Silky divine varenets. The steps: raw or pasteurized milk is baked for hours until a deep golden skin forms. Lift off the skin and eat it, or save it for later. If you don’t have or don’t want to use an oven, an Instant Pot at 200F for 10 hours works well. Traditionally, this was made when the masonry stove in your house was cooling down.
Once you have your cooked milk, called топлёное молоко in Russian, cool it down. It then gets inoculated with sour cream, buttermilk or milk kefir. A teaspoon of any of the above added per cup of cooked milk is enough. The milk should be about 110F. Make sure your sour cream has live bacterial cultures – not just enzymes.
The more sour cream you add, the thicker it will be. Inoculate it for 6 to 8 hours exactly like yogurt, although 110F is the ideal temperature for this. Any yogurt maker will do, as will your Instant Pot or any place it can stay warm and covered for 6 to 10 hours at 85F or higher. But try to get it to 110F at least.
The baked down milk you make is never really sweet, but even after chilling down and adding the sour cream starter and inoculating it, it’s also not very sour. Just smooth and tasty. By the way, milk kefir can make this a little grainy and a little more sour, so we always use sour cream or buttermilk.

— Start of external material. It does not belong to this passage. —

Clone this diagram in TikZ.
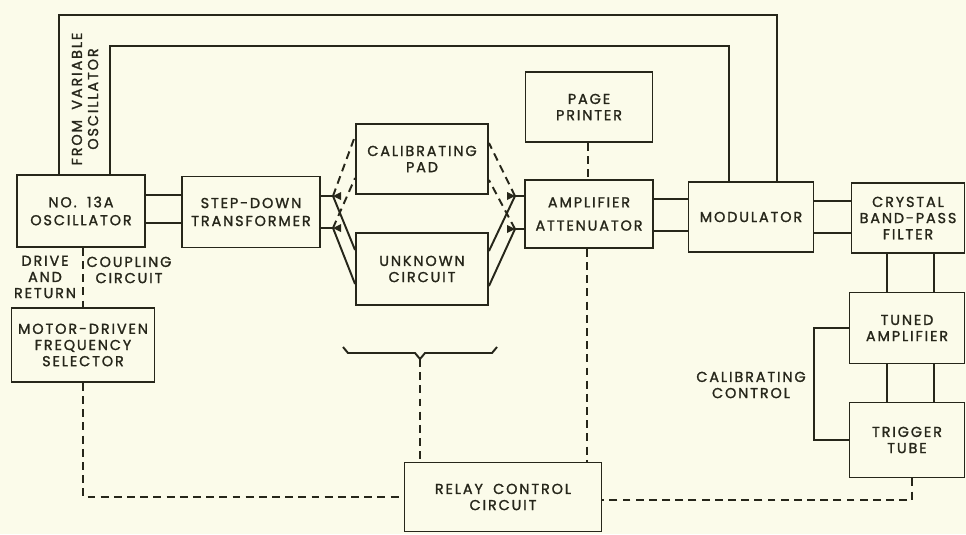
\documentclass[tikz,border=0pt]{standalone}
\usepackage{fontspec}
\newfontfamily\blkfont[LetterSpace=13, WordSpace=1.8, FakeBold=1.4]{Poppins}
\usetikzlibrary{arrows.meta, positioning, calc}
\definecolor{paper}{HTML}{FBFBEA}
\definecolor{ink}{HTML}{26261A}

\begin{document}
\begin{tikzpicture}[
    x=0.02cm, y=-0.02cm, line width=1.1pt, color=ink,
    blk/.style={draw, align=center, inner sep=0pt,
        font=\blkfont\fontsize{8.2}{9.2}\selectfont},
    lbl/.style={align=center, inner sep=0pt,
        font=\blkfont\fontsize{8.2}{9.2}\selectfont},
    ctl/.style={dash pattern=on 4.5pt off 3pt}
  ]
  \fill[paper] (0,0) rectangle (966,534);

  % main chain
  \node[blk, minimum width=2.56cm, minimum height=1.44cm] (osc) at (81,211)
    {NO. 13A\\[1pt]OSCILLATOR};
  \node[blk, minimum width=2.76cm, minimum height=1.42cm] (xfmr) at (251,212)
    {STEP-DOWN\\[1pt]TRANSFORMER};
  \node[blk, minimum width=2.64cm, minimum height=1.40cm] (pad) at (422,159)
    {CALIBRATING\\PAD};
  \node[blk, minimum width=2.64cm, minimum height=1.44cm] (unk) at (422,269)
    {UNKNOWN\\CIRCUIT};
  \node[blk, minimum width=2.56cm, minimum height=1.36cm] (amp) at (589,214)
    {AMPLIFIER\\[4pt]ATTENUATOR};
  \node[blk, minimum width=2.54cm, minimum height=1.40cm] (prnt) at (589,107)
    {PAGE\\PRINTER};
  \node[blk, minimum width=2.50cm, minimum height=1.40cm] (mod) at (751,217)
    {MODULATOR};
  \node[blk, minimum width=2.26cm, minimum height=1.40cm] (filt) at (908,218)
    {CRYSTAL\\BAND-PASS\\FILTER};
  \node[blk, minimum width=2.30cm, minimum height=1.42cm] (tuned) at (907,328)
    {TUNED\\AMPLIFIER};
  \node[blk, minimum width=2.30cm, minimum height=1.50cm] (trig) at (907,440)
    {TRIGGER\\TUBE};
  \node[blk, minimum width=2.86cm, minimum height=1.48cm] (motor) at (83,345)
    {MOTOR-DRIVEN\\FREQUENCY\\SELECTOR};
  \node[blk, minimum width=3.94cm, minimum height=1.38cm] (relay) at (503,497)
    {RELAY CONTROL\\CIRCUIT};

  % labels
  \node[lbl, rotate=90] (fromvar) at (85,99) {FROM VARIABLE\\OSCILLATOR};
  \node[lbl] (drive) at (45,277) {DRIVE\\AND\\RETURN};
  \node[lbl] (coupl) at (129,270) {COUPLING\\CIRCUIT};
  \node[lbl] (calctl) at (751,385) {CALIBRATING\\CONTROL};

  % loops from the oscillator over the top
  \draw (osc.north -| 59,0) -- (59,15) -- (777,15) -- (mod.north -| 777,0);
  \draw (osc.north -| 110,0) -- (110,46) -- (729,46) -- (mod.north -| 729,0);

  % line pairs
  \foreach \yy in {195,223}
    \draw (osc.east |- 0,\yy) -- (xfmr.west |- 0,\yy);
  \foreach \yy in {199,231}
    \draw (amp.east |- 0,\yy) -- (mod.west |- 0,\yy);
  \foreach \yy in {201,233}
    \draw (mod.east |- 0,\yy) -- (filt.west |- 0,\yy);
  \foreach \xx in {887,934} {
    \draw (filt.south -| \xx,0) -- (tuned.north -| \xx,0);
    \draw (tuned.south -| \xx,0) -- (trig.north -| \xx,0);
  }

  % switches
  \coordinate (lp1) at (333,196);
  \coordinate (lp2) at (333,228);
  \coordinate (rp1) at (515,196);
  \coordinate (rp2) at (515,229);
  \draw (xfmr.east |- lp1) -- (lp1);
  \draw (xfmr.east |- lp2) -- (lp2);
  \draw (amp.west |- rp1) -- (rp1);
  \draw (amp.west |- rp2) -- (rp2);
  \draw[ctl] (lp1) -- (pad.west |- 0,136);
  \draw[ctl] (lp2) -- (pad.west |- 0,178);
  \draw (lp1) -- (unk.west |- 0,250);
  \draw (lp2) -- (unk.west |- 0,284);
  \draw[ctl] (rp1) -- (pad.east |- 0,143);
  \draw[ctl] (rp2) -- (pad.east |- 0,180);
  \draw (rp1) -- (unk.east |- 0,251);
  \draw (rp2) -- (unk.east |- 0,286);
  \foreach \p in {lp1,lp2}
    \fill (\p) -- ++(8,-4) -- ++(0,8) -- cycle;
  \foreach \p in {rp1,rp2}
    \fill (\p) -- ++(-8,-4) -- ++(0,8) -- cycle;

  % calibrating control
  \draw (tuned.west |- 0,328) -| (814,385) |- (trig.west |- 0,440);

  % control lines
  \draw[ctl] (osc.south -| 83,0) -- (motor.north -| 83,0);
  \draw[ctl] (motor.south -| 83,0) |- (relay.west |- 0,497);
  \draw[ctl] (trig.south -| 912,0) |- (relay.east |- 0,500);
  \draw[ctl] (prnt.south -| 588,0) -- (amp.north -| 588,0);
  \draw[ctl] (amp.south -| 587,0) -- (relay.north -| 587,0);
  \coordinate (brk) at (420,359);
  \draw (343,347) -- (348,353) -- (415,353) -- (brk) -- (425,353)
    -- (492,353) -- (497,347);
  \draw[ctl] (brk) -- (relay.north -| brk);
\end{tikzpicture}
\end{document}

Eating varenets – actually, drinking it chilled – alone is rarely enough. It is typically eaten with other things as a snack. Sometimes these garnishes go in, or on the varenets.

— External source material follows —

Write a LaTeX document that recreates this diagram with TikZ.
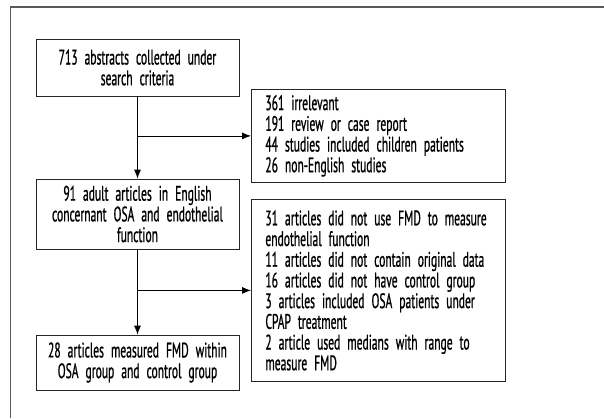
\documentclass[tikz,border=0pt]{standalone}
\usepackage{fontspec}
\setmainfont[FakeStretch=0.55,WordSpace=0.6,FakeBold=0.8]{PT Sans}
\usetikzlibrary{arrows.meta}
\begin{document}
\begin{tikzpicture}[x=1pt,y=-1pt,
  font=\fontsize{21}{20.7}\selectfont,
  stepbox/.style={draw=black!85,line width=0.8pt,inner sep=0pt,align=center,text width=203pt,minimum width=203pt},
  outbox/.style={draw=black!85,line width=0.8pt,inner xsep=14pt,inner ysep=0pt,align=left,text width=226pt,minimum width=248pt,anchor=north west},
  arr/.style={line width=0.8pt,-{Latex[length=9pt,width=7pt]}}]
  \useasboundingbox (0,0) rectangle (604,418);
  % frame
  \draw[black!65,line width=1.4pt] (604,7) -- (10.5,7) -- (10.5,418);
  % main column
  \node[stepbox,minimum height=57pt] (abs) at (137.5,67.5) {713 abstracts collected under\\search criteria};
  \node[stepbox,minimum height=70pt] (adult) at (137.5,214) {91 adult articles in English\\concernant OSA and endothelial\\function};
  \node[stepbox,minimum height=55pt] (fmd) at (137.5,362.5) {28 articles measured FMD within\\OSA group and control group};
  % excluded
  \node[outbox,minimum height=93pt] (ex1) at (251,89) {361 irrelevant\\191 review or case report\\44 studies included children patients\\26 non-English studies};
  \node[outbox,minimum height=182pt] (ex2) at (251,199) {31 articles did not use FMD to measure\\endothelial function\\11 articles did not contain original data\\16 articles did not have control group\\3 articles included OSA patients under\\CPAP treatment\\2 article used medians with range to\\measure FMD};
  % arrows
  \coordinate (j1) at (abs.south |- ex1.west);
  \coordinate (j2) at (adult.south |- ex2.west);
  \draw[arr] (abs) -- (adult);
  \draw[arr] (j1) -- (ex1);
  \draw[arr] (adult) -- (fmd);
  \draw[arr] (j2) -- (ex2);
\end{tikzpicture}
\end{document}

This is an example of how to take varenets and turn it into riazhenka by adding heavy cream. You can actually just add heavy cream to it when eating it. The contrast in tastes and textures makes this a real joy. But add some heavy cream, about 1/4 cup per cup of baked milk, to make riazhenka. It should be much thicker.
As any cook knows sour cream cultured dairy will not curdle, so we really use it in everything. Using varenets and riazhenka as an alternative to sour cream can add a new taste to everything from salad dressings to smoothies to baked goods.
Quick riazhenka with all the garnishes: heavy cream in a bowl, the milk skins, stewed dried figs, sour cream and of course the tan colored silky smooth, thick and chilled varenets.